One thing is sure change is needed and the outside interference in Australian swimming has not worked.


Craig, I missed Kevin Cordes in the 100BS and 200BS but didn’t Elizabeth Beisel go faster in Rio than she did at trials(4.34.98 v. 4.36.81)? Anyway, you were closer to the mark than I was which shows you the difference between pros and amateurs.

I’ve always believed Swimming Australia should be more businesslike and performance-oriented. I find their spin after the disappointments of Olympic campaigns going back 20 years a bit hard to take. However, I don’t believe in throwing out the baby with the bathwater. The winning times in the women’s 50FS and 100FS were times Cate Campbell was swimming routinely a few months before the Olympics. The times swum by Emily Seebohm in Kazan would have won both backstroke events in Rio. How can their self-implosion be sheeted home to Swimming Australia? If the gold medal count had been 7 instead of 3 we wouldn’t have all this noise.

After Australia ended up with 7 gold medals in Kazan there were congratulations all round but I was critical because yet again the majority of swimmers failed to improve on their trials times. This is the core of the issue. There needs to be an inquiry as to why this keeps happening and the results made public. There are many who are highly critical of John Bertrand and Bill Sweetenham has ridiculed Wayne Lomas. I can’t comment as I’m not close enough to it. I can only comment on the facts before me.

Craig Lord

Longstroke, on Elizabeth, I was going on season best of 4:33.55 (not trials), against 4:34.38 in Rio. On the conversion stuff in Australia, I think that some of those issues do come back to leadership – it seems to me that peaking at trials in late Australian summer comes (perhaps understandably) more easily… but if that is the case, the system has to think tank it and change the plan, change the season, do whatever it takes to break that mould otherwise hugely talented and hard-working athletes are being let down by being placed on a path destined to lead to downturn at precisely the wrong moment. At leadership level there is, of course, a degree of politics being played out on both sides. I think they can only make progress and break that conversion rate problem with a radical change in the way they plan their season in a country more affected than many others by time zones and the timing of major events – always in the middle of their winter.
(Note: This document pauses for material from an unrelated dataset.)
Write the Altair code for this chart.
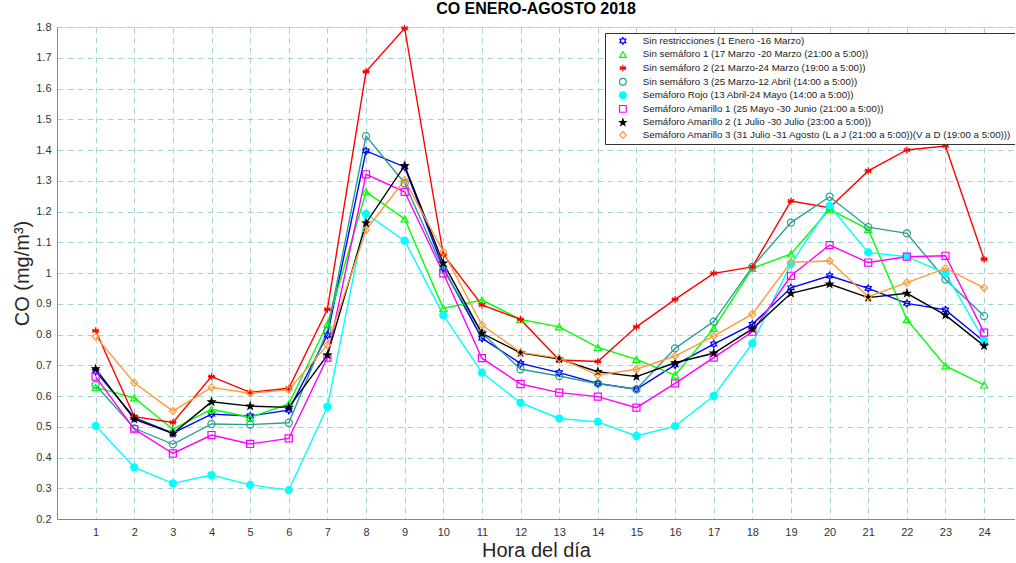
import altair as alt
import pandas as pd

hours = list(range(1, 25))

series_names = [
    "Sin restricciones (1 Enero -16 Marzo)",
    "Sin semáforo 1 (17 Marzo -20 Marzo (21:00 a 5:00))",
    "Sin semáforo 2 (21 Marzo-24 Marzo (19:00 a 5:00))",
    "Sin semáforo 3 (25 Marzo-12 Abril (14:00 a 5:00))",
    "Semáforo Rojo (13 Abril-24 Mayo (14:00 a 5:00))",
    "Semáforo Amarillo 1 (25 Mayo -30 Junio (21:00 a 5:00))",
    "Semáforo Amarillo 2 (1 Julio -30 Julio (23:00 a 5:00))",
    "Semáforo Amarillo 3 (31 Julio -31 Agosto (L a J (21:00 a 5:00))(V a D (19:00 a 5:00)))",
]

sin_restricciones = [0.680, 0.530, 0.479, 0.541, 0.535, 0.554, 0.798, 1.397, 1.345, 1.016, 0.788, 0.706,
                     0.676, 0.641, 0.622, 0.701, 0.769, 0.833, 0.952, 0.991, 0.950, 0.901, 0.880, 0.777]
sin_semaforo_1 = [0.628, 0.594, 0.492, 0.557, 0.531, 0.574, 0.834, 1.264, 1.176, 0.885, 0.912, 0.849,
                  0.825, 0.758, 0.719, 0.668, 0.820, 1.015, 1.062, 1.207, 1.142, 0.849, 0.698, 0.636]
sin_semaforo_2 = [0.812, 0.533, 0.514, 0.663, 0.612, 0.625, 0.882, 1.655, 1.796, 1.060, 0.896, 0.849,
                  0.717, 0.712, 0.825, 0.914, 0.999, 1.020, 1.234, 1.212, 1.332, 1.400, 1.413, 1.045]
sin_semaforo_3 = [0.636, 0.495, 0.443, 0.509, 0.507, 0.513, 0.812, 1.445, 1.292, 1.010, 0.805, 0.687,
                  0.665, 0.640, 0.622, 0.755, 0.842, 1.020, 1.164, 1.248, 1.149, 1.129, 0.979, 0.860]
semaforo_rojo = [0.503, 0.368, 0.316, 0.343, 0.311, 0.294, 0.565, 1.192, 1.105, 0.863, 0.676, 0.578,
                 0.527, 0.516, 0.470, 0.502, 0.600, 0.771, 1.030, 1.218, 1.067, 1.053, 0.999, 0.782]
semaforo_amarillo_1 = [0.663, 0.492, 0.413, 0.473, 0.444, 0.462, 0.725, 1.321, 1.264, 0.999, 0.723, 0.639,
                       0.611, 0.598, 0.562, 0.641, 0.725, 0.809, 0.991, 1.091, 1.034, 1.053, 1.056, 0.806]
semaforo_amarillo_2 = [0.688, 0.525, 0.478, 0.581, 0.567, 0.563, 0.733, 1.162, 1.349, 1.032, 0.804, 0.740,
                       0.720, 0.679, 0.663, 0.708, 0.739, 0.818, 0.934, 0.964, 0.920, 0.934, 0.863, 0.763]
semaforo_amarillo_3 = [0.793, 0.643, 0.551, 0.628, 0.609, 0.620, 0.766, 1.140, 1.302, 1.069, 0.831, 0.742,
                       0.723, 0.668, 0.687, 0.730, 0.795, 0.866, 1.035, 1.039, 0.923, 0.969, 1.015, 0.952]

all_values = [sin_restricciones, sin_semaforo_1, sin_semaforo_2, sin_semaforo_3,
              semaforo_rojo, semaforo_amarillo_1, semaforo_amarillo_2, semaforo_amarillo_3]

colors = ["#0000ff", "#00ff00", "#ff0000", "#2a9d96", "#00ffff", "#ff00ff", "#000000", "#ff9933"]
fills = ["transparent", "transparent", "#ff0000", "transparent", "#00ffff", "transparent", "#000000", "transparent"]

hexagram = "M0,-1L0.289,-0.5L0.866,-0.5L0.577,0L0.866,0.5L0.289,0.5L0,1L-0.289,0.5L-0.866,0.5L-0.577,0L-0.866,-0.5L-0.289,-0.5Z"
asterisk = "M0,-1L0,1M-0.866,-0.5L0.866,0.5M-0.866,0.5L0.866,-0.5M-1,0L1,0"
pentagram = "M0,-1L0.235,-0.324L0.951,-0.309L0.38,0.124L0.588,0.809L0,0.4L-0.588,0.809L-0.38,0.124L-0.951,-0.309L-0.235,-0.324Z"
shapes = [hexagram, "triangle-up", asterisk, "circle", "circle", "square", pentagram, "diamond"]

y_ticks = [round(0.2 + 0.1 * i, 1) for i in range(17)]

rows = []
for idx, (name, vals) in enumerate(zip(series_names, all_values)):
    for h, v in zip(hours, vals):
        rows.append({"serie": name, "hora": h, "co": v, "orden": idx})
df = pd.DataFrame(rows)

font = "Liberation Sans"
grid_color = "#a6d4d4"

x_enc = alt.X("hora:Q",
              scale=alt.Scale(domain=[0, 24.8], nice=False, zero=False),
              axis=alt.Axis(values=hours, title="Hora del día", grid=True, ticks=False,
                            gridColor=grid_color, gridDash=[6, 4], gridWidth=1,
                            labelFontSize=11, labelColor="#333333", labelPadding=7, labelFont=font,
                            titleFontSize=20, titleFontWeight="normal", titleColor="#262626",
                            titleFont=font, titlePadding=3, domainColor="#888888"))
y_enc = alt.Y("co:Q",
              scale=alt.Scale(domain=[0.2, 1.8], nice=False, zero=False),
              axis=alt.Axis(values=y_ticks, format="~g", title="CO (mg/m³)", grid=True, ticks=False,
                            gridColor=grid_color, gridDash=[6, 4], gridWidth=1,
                            labelFontSize=11, labelColor="#333333", labelPadding=6, labelFont=font,
                            titleFontSize=20, titleFontWeight="normal", titleColor="#262626",
                            titleFont=font, titlePadding=3, domainColor="#888888"))

legend = alt.Legend(title=None, orient="none", legendX=548, legendY=6,
                    labelFontSize=9.75, labelFont=font, labelColor="#222222",
                    labelLimit=500, symbolSize=45, symbolStrokeWidth=1.2,
                    rowPadding=1.6, padding=3, fillColor="white",
                    strokeColor="#333333", symbolOffset=10, labelOffset=15)

color_scale = alt.Scale(domain=series_names, range=colors)

lines = alt.Chart(df).mark_line(strokeWidth=1.4).encode(
    x=x_enc, y=y_enc,
    color=alt.Color("serie:N", scale=color_scale, legend=legend),
    detail="serie:N",
    order="hora:Q",
)

points = alt.Chart(df).mark_point(filled=False, strokeWidth=1.2, opacity=1, size=50).encode(
    x=x_enc, y=y_enc,
    color=alt.Color("serie:N", scale=color_scale, legend=legend),
    fill=alt.Fill("serie:N", scale=alt.Scale(domain=series_names, range=fills), legend=legend),
    shape=alt.Shape("serie:N", scale=alt.Scale(domain=series_names, range=shapes), legend=legend),
)

chart = alt.layer(lines, points).properties(
    width=958,
    height=492,
    title=alt.Title("CO ENERO-AGOSTO 2018", fontSize=16, fontWeight="bold", font=font,
                    color="#000000", anchor="middle", offset=4),
    autosize=alt.AutoSizeParams(type="none"),
    padding={"left": 57, "top": 27, "right": 0, "bottom": 44},
).configure_view(
    stroke="#888888", strokeWidth=1,
).configure(background="white")

chart.save("out.html", embed_options={"renderer": "svg", "actions": False})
The problem of Australian swimmers failing to perform at their best when it matters most is a longstanding one so much of the criticism directed at the present-day hierarchy seemed excessive. It blurs the picture when critics point the finger at the president of SA otherwise referred to as ‘the sailor’ or at the motivation guy being out of his depth. It’s also unedifying when the personal disappointments or failures of swimmers are used by critics to score cheap political points.

I think everyone agrees SA needs to do a lot better. And it should stop acting as if the Australian taxpayer were mugs. At every Olympics since 1992 with the possible exception of Athens 2004 the team went backwards from trials. You can add most World Championships to the list. No stone should be left unturned to provide answers to questions like: Is having trials 4-5 months out from the main event ideal for most swimmers? Is their a failure of leadership and do the swimmers carry too much of the burden of expectations? Should they spend more time in their own programs in the lead-up to the big meets? Are the team coaches skilled enough to fine-tune the swimmers when the big moment comes around? The Australian public has been waiting for answers for more than 20 years.

Lawrie Cox

Long stroke as someone who was there and directly involved in 2012 when the reviews were taken away from SAL an given to a highly paid consultancy. When the reviews contained much false material or in the financial report absolute falsehoods. Then yes the taxpayer was taken for a ride.
It suited the purposes for those who were subsequently elected at the AGM.
When then had 3 and a bit years of telling us all how it was turned around, how it was all massively improved, how we were going to win a bagful of medals and the hero was the sailor and his team.
Well all i can say is that is KARMA.
The sooner the interference is removed from ASC/AOC and the people more interested in getting the reference on the resume are removed we can get back to addressing the issues and putting our team members in a place to perform there best. That doesn’t mean all the spin and PR that places so much expectation upon them.